▶ WORK TO DO
Retype the lines beneath this one, from the first through the line containing "excl_fc = [514.3, 528.9]". Pictures are left out.

>> START

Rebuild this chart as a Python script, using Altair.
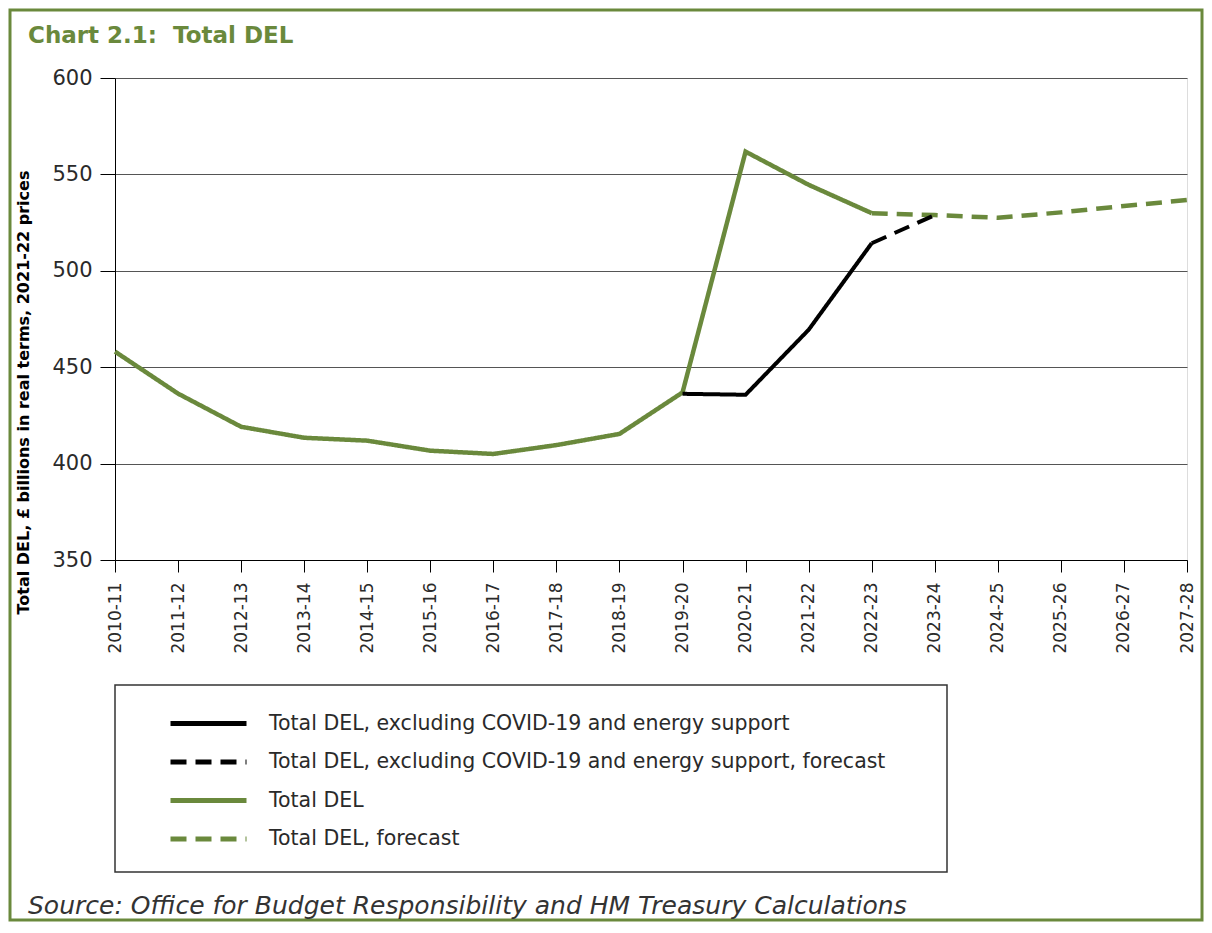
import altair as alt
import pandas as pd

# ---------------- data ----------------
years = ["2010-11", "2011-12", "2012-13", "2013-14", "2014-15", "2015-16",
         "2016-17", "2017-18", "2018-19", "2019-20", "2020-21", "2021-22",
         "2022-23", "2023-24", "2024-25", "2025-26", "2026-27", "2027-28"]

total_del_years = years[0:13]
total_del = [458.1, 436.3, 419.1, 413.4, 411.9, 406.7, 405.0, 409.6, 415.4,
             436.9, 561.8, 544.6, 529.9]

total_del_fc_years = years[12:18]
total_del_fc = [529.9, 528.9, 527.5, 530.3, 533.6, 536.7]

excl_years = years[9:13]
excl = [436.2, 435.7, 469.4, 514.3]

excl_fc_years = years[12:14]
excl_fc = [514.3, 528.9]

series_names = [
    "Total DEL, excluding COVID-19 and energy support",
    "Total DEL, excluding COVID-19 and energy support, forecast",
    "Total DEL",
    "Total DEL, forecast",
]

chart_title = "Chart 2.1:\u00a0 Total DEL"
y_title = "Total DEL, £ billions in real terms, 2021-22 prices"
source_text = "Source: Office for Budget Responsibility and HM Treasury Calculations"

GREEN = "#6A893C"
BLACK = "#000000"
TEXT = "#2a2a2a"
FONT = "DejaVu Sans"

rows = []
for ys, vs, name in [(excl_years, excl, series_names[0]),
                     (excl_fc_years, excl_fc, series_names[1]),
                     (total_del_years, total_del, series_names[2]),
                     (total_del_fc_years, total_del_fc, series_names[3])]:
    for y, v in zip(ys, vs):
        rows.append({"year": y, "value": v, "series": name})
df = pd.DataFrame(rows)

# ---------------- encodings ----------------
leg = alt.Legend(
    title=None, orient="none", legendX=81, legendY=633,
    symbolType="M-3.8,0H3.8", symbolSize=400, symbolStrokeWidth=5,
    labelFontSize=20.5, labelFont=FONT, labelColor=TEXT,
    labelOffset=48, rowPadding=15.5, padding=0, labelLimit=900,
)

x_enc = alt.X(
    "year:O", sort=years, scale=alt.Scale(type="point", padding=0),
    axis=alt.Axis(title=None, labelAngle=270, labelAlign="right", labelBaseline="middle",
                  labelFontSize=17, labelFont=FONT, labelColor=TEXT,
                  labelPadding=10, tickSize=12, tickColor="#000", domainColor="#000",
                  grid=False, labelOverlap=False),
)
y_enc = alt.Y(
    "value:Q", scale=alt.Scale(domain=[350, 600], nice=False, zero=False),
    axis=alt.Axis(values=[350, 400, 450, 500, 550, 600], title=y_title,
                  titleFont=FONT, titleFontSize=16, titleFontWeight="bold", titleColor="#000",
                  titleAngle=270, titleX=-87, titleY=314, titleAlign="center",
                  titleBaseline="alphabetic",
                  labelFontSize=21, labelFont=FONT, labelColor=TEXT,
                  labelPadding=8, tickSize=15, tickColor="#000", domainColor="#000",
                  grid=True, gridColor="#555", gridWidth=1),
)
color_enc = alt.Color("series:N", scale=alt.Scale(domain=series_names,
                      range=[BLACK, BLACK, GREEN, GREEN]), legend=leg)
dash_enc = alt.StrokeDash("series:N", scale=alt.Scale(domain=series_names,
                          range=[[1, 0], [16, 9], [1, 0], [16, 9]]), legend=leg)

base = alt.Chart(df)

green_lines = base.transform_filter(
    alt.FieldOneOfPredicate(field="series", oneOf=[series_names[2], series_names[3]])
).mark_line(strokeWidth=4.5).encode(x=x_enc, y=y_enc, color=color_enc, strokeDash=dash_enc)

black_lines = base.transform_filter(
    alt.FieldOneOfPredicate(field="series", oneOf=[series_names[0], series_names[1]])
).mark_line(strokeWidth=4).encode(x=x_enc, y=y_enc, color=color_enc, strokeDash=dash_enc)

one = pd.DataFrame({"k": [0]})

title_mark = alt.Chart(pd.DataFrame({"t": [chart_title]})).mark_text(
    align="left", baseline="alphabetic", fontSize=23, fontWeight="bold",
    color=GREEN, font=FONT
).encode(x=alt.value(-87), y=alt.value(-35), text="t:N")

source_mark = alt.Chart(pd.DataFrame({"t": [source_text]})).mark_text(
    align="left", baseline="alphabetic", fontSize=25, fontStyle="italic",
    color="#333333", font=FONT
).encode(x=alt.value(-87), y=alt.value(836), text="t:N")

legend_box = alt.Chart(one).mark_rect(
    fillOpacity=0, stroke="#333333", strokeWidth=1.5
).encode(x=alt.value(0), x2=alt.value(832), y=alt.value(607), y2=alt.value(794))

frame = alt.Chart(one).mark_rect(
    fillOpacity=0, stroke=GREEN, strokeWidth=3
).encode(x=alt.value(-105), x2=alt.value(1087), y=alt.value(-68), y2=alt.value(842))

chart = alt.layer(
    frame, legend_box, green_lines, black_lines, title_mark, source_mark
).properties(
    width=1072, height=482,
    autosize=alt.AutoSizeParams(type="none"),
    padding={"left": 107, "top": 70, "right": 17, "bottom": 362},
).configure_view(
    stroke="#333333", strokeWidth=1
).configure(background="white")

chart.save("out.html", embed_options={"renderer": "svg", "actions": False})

>> END

▶ ANSWER FOR THIS EXERCISE
Rebuild this chart as a Python script, using Altair.
import altair as alt
import pandas as pd

# ---------------- data ----------------
years = ["2010-11", "2011-12", "2012-13", "2013-14", "2014-15", "2015-16",
         "2016-17", "2017-18", "2018-19", "2019-20", "2020-21", "2021-22",
         "2022-23", "2023-24", "2024-25", "2025-26", "2026-27", "2027-28"]

total_del_years = years[0:13]
total_del = [458.1, 436.3, 419.1, 413.4, 411.9, 406.7, 405.0, 409.6, 415.4,
             436.9, 561.8, 544.6, 529.9]

total_del_fc_years = years[12:18]
total_del_fc = [529.9, 528.9, 527.5, 530.3, 533.6, 536.7]

excl_years = years[9:13]
excl = [436.2, 435.7, 469.4, 514.3]

excl_fc_years = years[12:14]
excl_fc = [514.3, 528.9]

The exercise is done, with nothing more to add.